The main mission of the merchants who came here from different parts of the world and different times besides bringing their best commodities was the constant desire for knowledge, to exchange new revolutionary ideas, to exchange cultures, traditions, religions, and languages. Among those new ideas was the art of papermaking from China. The secret technique traveled to Samarkand and local craftsmen developed it further. The famous paper made from Mulberry bark was then exported worldwide. A few craftsmen still produce this paper manufactured by hand for the royalties.

These craftsmen still use the traditional 1000-year-old technique in their workshop with the same wooden water mill. The Paper made from mulberry bark has a unique sound and is renowned for its exquisite quality. This paper was called Silk paper because of its smooth shiny surface. Many 9th and 10th century Arabic and Persian royal manuscripts were written on it. That’s why it’s known as Royal paper. The merchants sold this paper to Asia, the Middle East, and Europe. 

Most trading was done in the city’s many bazaars. Even today these are as busy as ever. The culinary ingredients imported to Samarkand were incorporated into the city’s cuisines reflecting a melting pot of various cultures. And the flavor of Samarkand is still in the air. The Great Silk Road brought spices like nutmeg, cloves, and black pepper into every household in the city. 

Other than the spices, silk, porcelain, fine carpets, and weapons were frequently traded. Another important thing that was exchanged while trading was music and instruments.

One such instrument is Rubab. It is made from Mulberry wood. It has five strings and is covered with fish skin. It takes up to 12 months to carve one of this country’s musical Treasures. 

Apart from commodities of trade, the various exchanges left a long-lasting influence on Samarkand’s architecture. Cities’ historical aspect and its creations are a testament to human genius and creativity, world arts, and its synthesis. The Afrasiyab city has preserved its original architecture and distinctive features. All the monuments represent material culture accomplishments in the concrete era of Central Asian history of the time. Wall decorations are still retained today. The growth of city planning, architecture, and arts of this area in the Timurid period played a significant role. These monuments are unique and there is a worldwide lack of analogies in other regions that were at the pinnacle of success at the same time. These architectural assemblies are only examples left of important stages of Central Asia and World History of the time

Gur-E-Amir Mausoleum

The most noticeable building of that era is the Gur-E-Amir which is a mausoleum of the Great Asian conqueror Timur (also known as Tamerlane) in Samarkand.

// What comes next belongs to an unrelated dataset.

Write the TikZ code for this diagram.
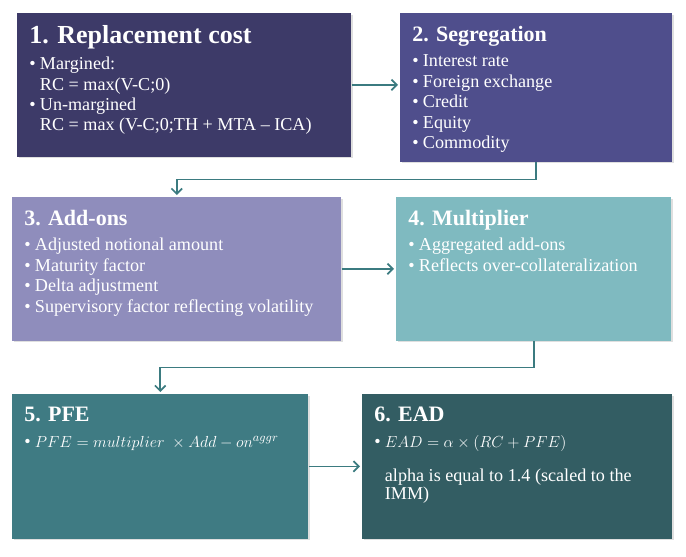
\documentclass[tikz,border=0pt]{standalone}
\usepackage{fontspec}
\setmainfont{Liberation Serif}
\usetikzlibrary{arrows.meta,calc,shadows}

\definecolor{rccol}{HTML}{3D3A68}
\definecolor{segcol}{HTML}{4F4E8C}
\definecolor{addcol}{HTML}{8F8DBC}
\definecolor{multcol}{HTML}{7FBAC0}
\definecolor{pfecol}{HTML}{3F7B83}
\definecolor{eadcol}{HTML}{335D63}
\definecolor{linkcol}{HTML}{3B7B80}

\newcommand{\bodyfont}{\fontsize{13.6}{15.3}\selectfont}
\newcommand{\mathfont}{\fontsize{12.4}{15.3}\selectfont}
% box of w x h pixels, text set from its top
\newcommand{\stagebox}[3]{\parbox[t][\dimexpr 0.75pt*#2-18pt\relax][t]{\dimexpr 0.75pt*#1-18pt\relax}{#3}}
\newcommand{\stagetitle}[2][16.5]{{\fontsize{#1}{18}\selectfont\bfseries #2\par}\vspace{4pt}}
\newcommand{\itm}[1]{\par\hangindent=8pt\hangafter=1\noindent\makebox[8pt][l]{\textbullet}#1}

\begin{document}
\begin{tikzpicture}[x=0.75pt,y=-0.75pt,
  stage/.style={anchor=north west, inner xsep=9pt, inner ysep=9.5pt,
    text=white, font=\bodyfont,
    drop shadow={shadow xshift=1.2pt,shadow yshift=-1.2pt,opacity=.25}},
  link/.style={draw=linkcol, line width=1.3pt,
    -{Straight Barb[length=4pt,width=8pt]}, shorten >=1.5pt}]
\path[fill=white, use as bounding box] (0,0) rectangle (686,557);

\node[stage, fill=rccol] (rc) at (17,13) {\stagebox{334}{142}{%
  \stagetitle[19.5]{1. Replacement cost}
  \itm{Margined:\\RC = max(V-C;0)}
  \itm{Un-margined\\RC = max (V-C;0;TH + MTA -- ICA)}}};
\node[stage, fill=segcol] (seg) at (400,13) {\stagebox{272}{147}{%
  \stagetitle{2. Segregation}
  \itm{Interest rate}
  \itm{Foreign exchange}
  \itm{Credit}
  \itm{Equity}
  \itm{Commodity}}};
\node[stage, fill=addcol] (add) at (12,197) {\stagebox{329}{142}{%
  \stagetitle{3. Add-ons}
  \itm{Adjusted notional amount}
  \itm{Maturity factor}
  \itm{Delta adjustment}
  \itm{Supervisory factor reflecting volatility}}};
\node[stage, fill=multcol] (mult) at (396,197) {\stagebox{275}{142}{%
  \stagetitle{4. Multiplier}
  \itm{Aggregated add-ons}
  \itm{Reflects over-collateralization}}};
\node[stage, fill=pfecol] (pfe) at (12,394) {\stagebox{296}{143}{%
  \stagetitle{5. PFE}
  \itm{\mbox{\mathfont$PFE = multiplier\ \times Add - on^{aggr}$}}}};
\node[stage, fill=eadcol] (ead) at (362,394) {\stagebox{310}{143}{%
  \stagetitle{6. EAD}
  \itm{\mbox{\mathfont$EAD = \alpha\times(RC+PFE)$}}\par\vspace{12pt}
  {\leftskip=8pt\baselineskip=13.5pt\noindent
  alpha is equal to 1.4 (scaled to the\\IMM)\par}}};

% connectors
\draw[link] (rc.east) -- (rc.east -| seg.west);
\draw[link] (seg.south) |- ($(seg.south)!.5!(add.north)$) -| (add.north);
\draw[link] (add.east) -- (add.east -| mult.west);
\draw[link] (mult.south) |- ($(mult.south)!.5!(pfe.north)$) -| (pfe.north);
\draw[link] (pfe.east) -- (pfe.east -| ead.west);
\end{tikzpicture}
\end{document}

Architecturally, it occupies an important place in the history of the Persian-Mongolian era. 

Interesting fact

The Tamerlane Curse

The team found an inscription at the opening of Timur’s coffin, “Whoever opens my gravesite will unleash an invader more terrifying than I.” The troop of Adolf Hitler invaded Russia within a matter of hours; the result estimated 26 million people died.

The Shah-i-Zinda

The Shah-i-Zinda which is a necropolis in the northeast part of Samarkand is also a wonderful architectural marvel. The complex consists of more than 20 buildings from eight (11 to 19) centuries.

Bibi-Khanym Mosque

One of the most famous monuments of Samarkand is Bibi-Khanym Mosque. It was one of the greatest mosques in the Islamic world in the 15th century.


Registan, the heart of Samarkand, Uzbekistan was the ancient city. Three madrasahs are surrounding it.

The Ulugh Beg Madrasah, the Tilya-Kori Madrasah, and the Sher-Dor Madrasah are all three of the madrasahs.

Imam Bukhari Mausoleum

Imam Bukhari Mausoleum is situated in the Samarkand suburb, at Payerik. It had been rebuilt by the government of Uzbek and supported by Muslim governments, with Saudi Arabia and Kuwait delivering bricks.

It is imperative that we preserve this impotent city and once again revive the Silk Route so that the exchange of culture, art, architecture, and music is established just like in ancient times.